In biology, for example, characteristic features from a set of field samples, such as flower shapes and sizes, or DNA fragments, are analysed with clustering techniques to determine species and produce taxonomies. Clustering analysis shows how the samples relate to each other and uncovers any natural groupings amongst them.
In our case, we use the title words from the news story as the characteristic features and group the stories according to shared terms. The more title words a pair of news stories share, the closer they relate to each other in the analysis.
The clustering algorithm works by first finding the two closest related news stories, and joining them into a group. It then repeats this
process, treating this group as a single story, again finding which pair are the closest, and again joining this pair into a group. The process
is repeated over and over until all stories are joined together.
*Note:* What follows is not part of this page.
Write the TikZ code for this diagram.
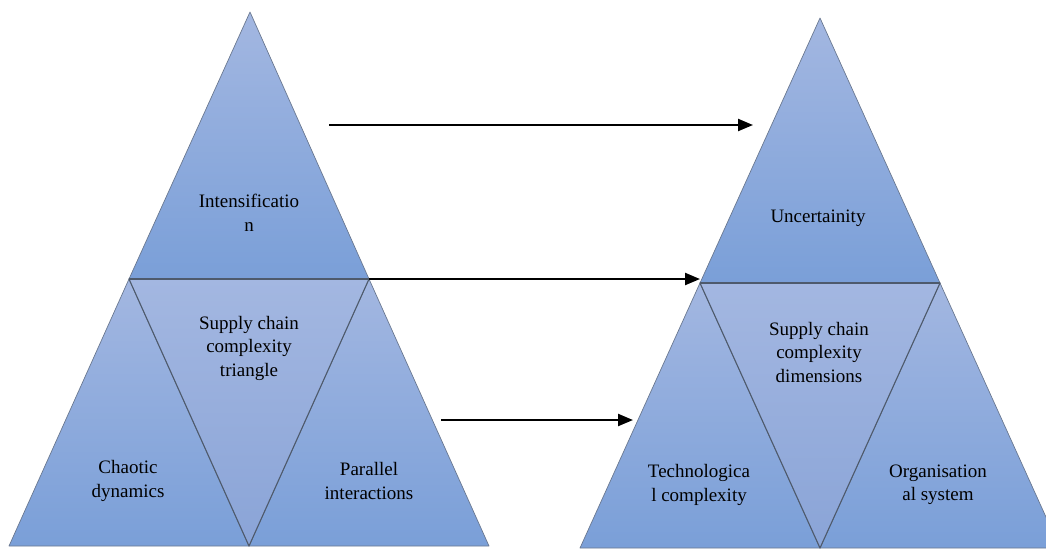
\documentclass[tikz,border=0pt]{standalone}
\usepackage{fontspec}
\setmainfont{Liberation Serif}
\usetikzlibrary{arrows.meta}
\definecolor{triLight}{HTML}{A3B7E1}
\definecolor{triDark}{HTML}{7A9FD8}
\definecolor{midDark}{HTML}{8AA4D7}
\definecolor{edgeGray}{HTML}{6A7890}
\definecolor{sepGray}{HTML}{4E5A6C}
\begin{document}
\begin{tikzpicture}[x=1pt,y=-1pt,
  tri/.style={top color=triLight,bottom color=triDark,draw=edgeGray,line width=0.7pt,line join=round},
  inv/.style={top color=triLight,bottom color=midDark,draw=sepGray,line width=1.1pt,line join=round},
  sep/.style={draw=sepGray,line width=1.6pt},
  txt/.style={font=\fontsize{19}{23.5}\selectfont,align=center,text=black,inner sep=0pt},
  flow/.style={draw=black,line width=2.3pt,-{Triangle[length=15pt,width=12pt]}}]
\useasboundingbox (0,0) rectangle (1046,549);
% left triangle corners
\coordinate (LA) at (250,12);
\coordinate (LML) at (129,279);
\coordinate (LMR) at (369,279);
\coordinate (LBL) at (9,546);
\coordinate (LBM) at (249,546);
\coordinate (LBR) at (489,546);
% right triangle corners
\coordinate (RA) at (820,18);
\coordinate (RML) at (700,283);
\coordinate (RMR) at (940,283);
\coordinate (RBL) at (580,548);
\coordinate (RBM) at (820,548);
\coordinate (RBR) at (1060,548);
% left pyramid
\path[tri] (LA) -- (LMR) -- (LML) -- cycle;
\path[tri] (LML) -- (LBM) -- (LBL) -- cycle;
\path[tri] (LMR) -- (LBR) -- (LBM) -- cycle;
\path[inv] (LML) -- (LMR) -- (LBM) -- cycle;
\draw[sep] (LML) -- (LMR);
% right pyramid
\path[tri] (RA) -- (RMR) -- (RML) -- cycle;
\path[tri] (RML) -- (RBM) -- (RBL) -- cycle;
\path[tri] (RMR) -- (RBR) -- (RBM) -- cycle;
\path[inv] (RML) -- (RMR) -- (RBM) -- cycle;
\draw[sep] (RML) -- (RMR);
% labels
\node[txt] (intens) at (249,213) {Intensificatio\\n};
\node[txt] (sct) at (249,348) {Supply chain\\complexity\\triangle};
\node[txt] (chaotic) at (128,481) {Chaotic\\dynamics};
\node[txt] (parallel) at (369,481) {Parallel\\interactions};
\node[txt] (unc) at (818,218) {Uncertainity};
\node[txt] (scd) at (819,352) {Supply chain\\complexity\\dimensions};
\node[txt] (tech) at (699,485) {Technologica\\l complexity};
\node[txt] (org) at (938,485) {Organisation\\al system};
% arrows
\coordinate (a1s) at (329,125);
\coordinate (a1e) at (753,125);
\coordinate (a3s) at (441,420);
\coordinate (a3e) at (633,420);
\draw[flow] (a1s) -- (a1e);
\draw[flow] (LMR) -- (LMR -| RML);
\draw[flow] (a3s) -- (a3e);
\end{tikzpicture}
\end{document}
The result is a large binary tree, or dendrogram as it is called, where the leaves of the tree are the news stories, and the branches and sub-branches represent a hierarchy of groups that reflect how the leaves are clustered.
As well as analysing the news stories into groups, the program also generates a number of different views of the results.
The image below left shows a dendrogram tree generated from a few hundred science news stories taken from the BBC website. Moving from right to left you can see the successive grouping of stories at each step of the process described above. The stories at the far right hand side had the most shared words in their title.
Having generated this tree and also a measure of the distance between each pair of stories or group of stories, it is then possible to cleave
the tree into a small number of main branches which contain the natural clusters that exist within the data.
The image below right shows these clustered groups arranged by size of cluster. You can clearly see that the analysis has succeeded in identifying a number of news story themes, in this case the biggest ones being about climate change, the space station, an arctic expedition, a shuttle launch and the mars rover.